+++ Recorded information +++

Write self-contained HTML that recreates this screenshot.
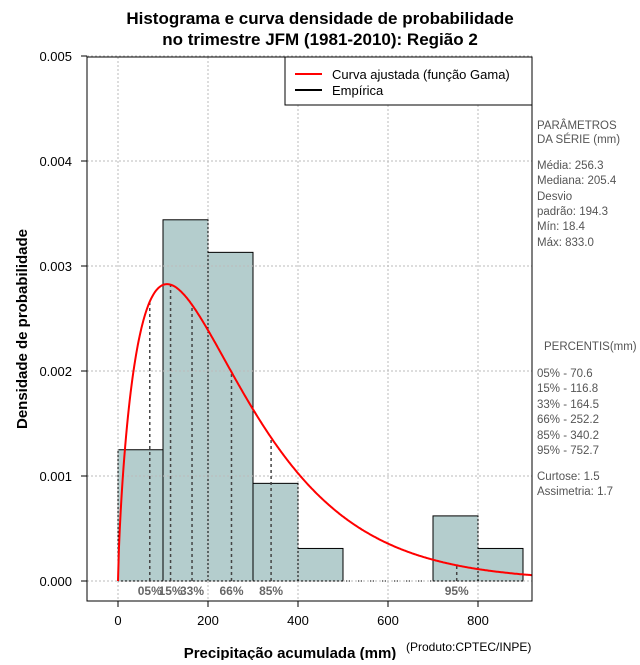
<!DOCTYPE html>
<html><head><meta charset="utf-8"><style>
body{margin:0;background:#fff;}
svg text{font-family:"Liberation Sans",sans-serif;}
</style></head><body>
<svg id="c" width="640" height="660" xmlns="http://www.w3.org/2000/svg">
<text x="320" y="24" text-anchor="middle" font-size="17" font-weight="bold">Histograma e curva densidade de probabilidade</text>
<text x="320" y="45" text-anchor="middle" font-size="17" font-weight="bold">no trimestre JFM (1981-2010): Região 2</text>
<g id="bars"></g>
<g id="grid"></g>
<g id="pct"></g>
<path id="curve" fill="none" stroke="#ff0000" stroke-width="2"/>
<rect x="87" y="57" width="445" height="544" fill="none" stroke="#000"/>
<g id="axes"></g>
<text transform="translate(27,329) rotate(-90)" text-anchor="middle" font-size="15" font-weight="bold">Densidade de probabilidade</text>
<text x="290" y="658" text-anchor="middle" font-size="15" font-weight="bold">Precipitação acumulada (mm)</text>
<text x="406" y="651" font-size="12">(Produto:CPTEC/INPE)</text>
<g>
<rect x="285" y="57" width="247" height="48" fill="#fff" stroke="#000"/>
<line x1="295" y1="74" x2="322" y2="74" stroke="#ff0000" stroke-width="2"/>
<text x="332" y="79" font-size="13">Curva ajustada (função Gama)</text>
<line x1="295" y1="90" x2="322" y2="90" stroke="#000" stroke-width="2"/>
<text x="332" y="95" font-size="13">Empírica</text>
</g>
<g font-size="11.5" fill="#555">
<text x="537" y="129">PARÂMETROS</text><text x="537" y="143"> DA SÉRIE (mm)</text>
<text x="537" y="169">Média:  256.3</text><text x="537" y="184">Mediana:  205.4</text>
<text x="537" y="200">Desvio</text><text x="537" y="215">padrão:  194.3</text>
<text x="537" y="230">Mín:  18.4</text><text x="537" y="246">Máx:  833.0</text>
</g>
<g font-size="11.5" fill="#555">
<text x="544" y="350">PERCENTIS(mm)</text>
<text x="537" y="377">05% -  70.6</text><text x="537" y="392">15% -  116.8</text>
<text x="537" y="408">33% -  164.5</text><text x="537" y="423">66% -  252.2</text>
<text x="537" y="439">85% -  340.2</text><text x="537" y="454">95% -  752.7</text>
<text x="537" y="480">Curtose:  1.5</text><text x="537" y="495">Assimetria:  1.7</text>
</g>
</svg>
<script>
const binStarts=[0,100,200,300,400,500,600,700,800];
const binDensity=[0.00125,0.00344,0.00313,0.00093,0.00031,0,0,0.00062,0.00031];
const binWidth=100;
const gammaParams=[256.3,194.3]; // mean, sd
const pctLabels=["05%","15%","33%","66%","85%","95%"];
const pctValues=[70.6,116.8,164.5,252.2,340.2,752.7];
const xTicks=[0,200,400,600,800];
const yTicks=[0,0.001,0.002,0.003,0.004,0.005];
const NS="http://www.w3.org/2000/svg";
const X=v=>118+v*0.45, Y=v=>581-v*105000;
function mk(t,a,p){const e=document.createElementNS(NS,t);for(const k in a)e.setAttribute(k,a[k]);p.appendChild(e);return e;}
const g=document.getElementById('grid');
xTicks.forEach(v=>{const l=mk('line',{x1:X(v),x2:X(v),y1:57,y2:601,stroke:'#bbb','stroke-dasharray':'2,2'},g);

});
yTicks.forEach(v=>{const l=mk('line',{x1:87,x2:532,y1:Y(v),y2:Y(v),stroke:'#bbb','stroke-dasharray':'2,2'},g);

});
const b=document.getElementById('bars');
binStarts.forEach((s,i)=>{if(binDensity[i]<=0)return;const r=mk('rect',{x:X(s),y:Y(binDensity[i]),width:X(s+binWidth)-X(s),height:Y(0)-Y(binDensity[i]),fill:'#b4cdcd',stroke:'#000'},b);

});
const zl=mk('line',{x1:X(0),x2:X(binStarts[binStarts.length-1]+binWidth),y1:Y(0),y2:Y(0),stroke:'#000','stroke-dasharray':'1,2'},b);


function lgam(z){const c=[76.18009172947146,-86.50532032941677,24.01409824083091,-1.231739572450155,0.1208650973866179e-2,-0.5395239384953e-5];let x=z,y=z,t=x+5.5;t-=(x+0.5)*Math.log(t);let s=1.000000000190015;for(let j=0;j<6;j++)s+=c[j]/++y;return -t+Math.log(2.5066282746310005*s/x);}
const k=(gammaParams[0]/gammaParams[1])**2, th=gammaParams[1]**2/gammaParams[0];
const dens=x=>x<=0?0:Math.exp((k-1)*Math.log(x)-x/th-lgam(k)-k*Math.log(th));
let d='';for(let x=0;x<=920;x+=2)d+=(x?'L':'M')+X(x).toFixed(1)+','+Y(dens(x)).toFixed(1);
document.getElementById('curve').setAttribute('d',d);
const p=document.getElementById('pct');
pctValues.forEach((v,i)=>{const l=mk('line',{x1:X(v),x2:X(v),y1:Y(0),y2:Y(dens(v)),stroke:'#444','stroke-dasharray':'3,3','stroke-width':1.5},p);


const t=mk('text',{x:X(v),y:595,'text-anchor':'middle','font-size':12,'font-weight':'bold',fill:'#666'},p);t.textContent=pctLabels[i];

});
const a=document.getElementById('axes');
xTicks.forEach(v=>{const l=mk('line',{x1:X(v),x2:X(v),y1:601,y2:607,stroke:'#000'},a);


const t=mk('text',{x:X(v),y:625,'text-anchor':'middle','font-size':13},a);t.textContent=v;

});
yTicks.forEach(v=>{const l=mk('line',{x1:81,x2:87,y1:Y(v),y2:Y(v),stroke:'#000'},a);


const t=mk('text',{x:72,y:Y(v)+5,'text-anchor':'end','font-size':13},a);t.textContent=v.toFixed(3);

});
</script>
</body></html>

+++

Reproduce all of the data exactly, omitting each picture it holds.

Write self-contained HTML that recreates this screenshot.
<!DOCTYPE html>
<html><head><meta charset="utf-8"><style>
body{margin:0;background:#fff;}
svg text{font-family:"Liberation Sans",sans-serif;}
</style></head><body>
<svg id="c" width="640" height="660" xmlns="http://www.w3.org/2000/svg">
<text x="320" y="24" text-anchor="middle" font-size="17" font-weight="bold">Histograma e curva densidade de probabilidade</text>
<text x="320" y="45" text-anchor="middle" font-size="17" font-weight="bold">no trimestre JFM (1981-2010): Região 2</text>
<g id="bars"></g>
<g id="grid"></g>
<g id="pct"></g>
<path id="curve" fill="none" stroke="#ff0000" stroke-width="2"/>
<rect x="87" y="57" width="445" height="544" fill="none" stroke="#000"/>
<g id="axes"></g>
<text transform="translate(27,329) rotate(-90)" text-anchor="middle" font-size="15" font-weight="bold">Densidade de probabilidade</text>
<text x="290" y="658" text-anchor="middle" font-size="15" font-weight="bold">Precipitação acumulada (mm)</text>
<text x="406" y="651" font-size="12">(Produto:CPTEC/INPE)</text>
<g>
<rect x="285" y="57" width="247" height="48" fill="#fff" stroke="#000"/>
<line x1="295" y1="74" x2="322" y2="74" stroke="#ff0000" stroke-width="2"/>
<text x="332" y="79" font-size="13">Curva ajustada (função Gama)</text>
<line x1="295" y1="90" x2="322" y2="90" stroke="#000" stroke-width="2"/>
<text x="332" y="95" font-size="13">Empírica</text>
</g>
<g font-size="11.5" fill="#555">
<text x="537" y="129">PARÂMETROS</text><text x="537" y="143"> DA SÉRIE (mm)</text>
<text x="537" y="169">Média:  256.3</text><text x="537" y="184">Mediana:  205.4</text>
<text x="537" y="200">Desvio</text><text x="537" y="215">padrão:  194.3</text>
<text x="537" y="230">Mín:  18.4</text><text x="537" y="246">Máx:  833.0</text>
</g>
<g font-size="11.5" fill="#555">
<text x="544" y="350">PERCENTIS(mm)</text>
<text x="537" y="377">05% -  70.6</text><text x="537" y="392">15% -  116.8</text>
<text x="537" y="408">33% -  164.5</text><text x="537" y="423">66% -  252.2</text>
<text x="537" y="439">85% -  340.2</text><text x="537" y="454">95% -  752.7</text>
<text x="537" y="480">Curtose:  1.5</text><text x="537" y="495">Assimetria:  1.7</text>
</g>
</svg>
<script>
const binStarts=[0,100,200,300,400,500,600,700,800];
const binDensity=[0.00125,0.00344,0.00313,0.00093,0.00031,0,0,0.00062,0.00031];
const binWidth=100;
const gammaParams=[256.3,194.3]; // mean, sd
const pctLabels=["05%","15%","33%","66%","85%","95%"];
const pctValues=[70.6,116.8,164.5,252.2,340.2,752.7];
const xTicks=[0,200,400,600,800];
const yTicks=[0,0.001,0.002,0.003,0.004,0.005];
const NS="http://www.w3.org/2000/svg";
const X=v=>118+v*0.45, Y=v=>581-v*105000;
function mk(t,a,p){const e=document.createElementNS(NS,t);for(const k in a)e.setAttribute(k,a[k]);p.appendChild(e);return e;}
const g=document.getElementById('grid');
xTicks.forEach(v=>{const l=mk('line',{x1:X(v),x2:X(v),y1:57,y2:601,stroke:'#bbb','stroke-dasharray':'2,2'},g);

});
yTicks.forEach(v=>{const l=mk('line',{x1:87,x2:532,y1:Y(v),y2:Y(v),stroke:'#bbb','stroke-dasharray':'2,2'},g);

});
const b=document.getElementById('bars');
binStarts.forEach((s,i)=>{if(binDensity[i]<=0)return;const r=mk('rect',{x:X(s),y:Y(binDensity[i]),width:X(s+binWidth)-X(s),height:Y(0)-Y(binDensity[i]),fill:'#b4cdcd',stroke:'#000'},b);

});
const zl=mk('line',{x1:X(0),x2:X(binStarts[binStarts.length-1]+binWidth),y1:Y(0),y2:Y(0),stroke:'#000','stroke-dasharray':'1,2'},b);


function lgam(z){const c=[76.18009172947146,-86.50532032941677,24.01409824083091,-1.231739572450155,0.1208650973866179e-2,-0.5395239384953e-5];let x=z,y=z,t=x+5.5;t-=(x+0.5)*Math.log(t);let s=1.000000000190015;for(let j=0;j<6;j++)s+=c[j]/++y;return -t+Math.log(2.5066282746310005*s/x);}
const k=(gammaParams[0]/gammaParams[1])**2, th=gammaParams[1]**2/gammaParams[0];
const dens=x=>x<=0?0:Math.exp((k-1)*Math.log(x)-x/th-lgam(k)-k*Math.log(th));
let d='';for(let x=0;x<=920;x+=2)d+=(x?'L':'M')+X(x).toFixed(1)+','+Y(dens(x)).toFixed(1);
document.getElementById('curve').setAttribute('d',d);
const p=document.getElementById('pct');
pctValues.forEach((v,i)=>{const l=mk('line',{x1:X(v),x2:X(v),y1:Y(0),y2:Y(dens(v)),stroke:'#444','stroke-dasharray':'3,3','stroke-width':1.5},p);


const t=mk('text',{x:X(v),y:595,'text-anchor':'middle','font-size':12,'font-weight':'bold',fill:'#666'},p);t.textContent=pctLabels[i];

});
const a=document.getElementById('axes');
xTicks.forEach(v=>{const l=mk('line',{x1:X(v),x2:X(v),y1:601,y2:607,stroke:'#000'},a);


const t=mk('text',{x:X(v),y:625,'text-anchor':'middle','font-size':13},a);t.textContent=v;

});
yTicks.forEach(v=>{const l=mk('line',{x1:81,x2:87,y1:Y(v),y2:Y(v),stroke:'#000'},a);


const t=mk('text',{x:72,y:Y(v)+5,'text-anchor':'end','font-size':13},a);t.textContent=v.toFixed(3);

});
</script>
</body></html>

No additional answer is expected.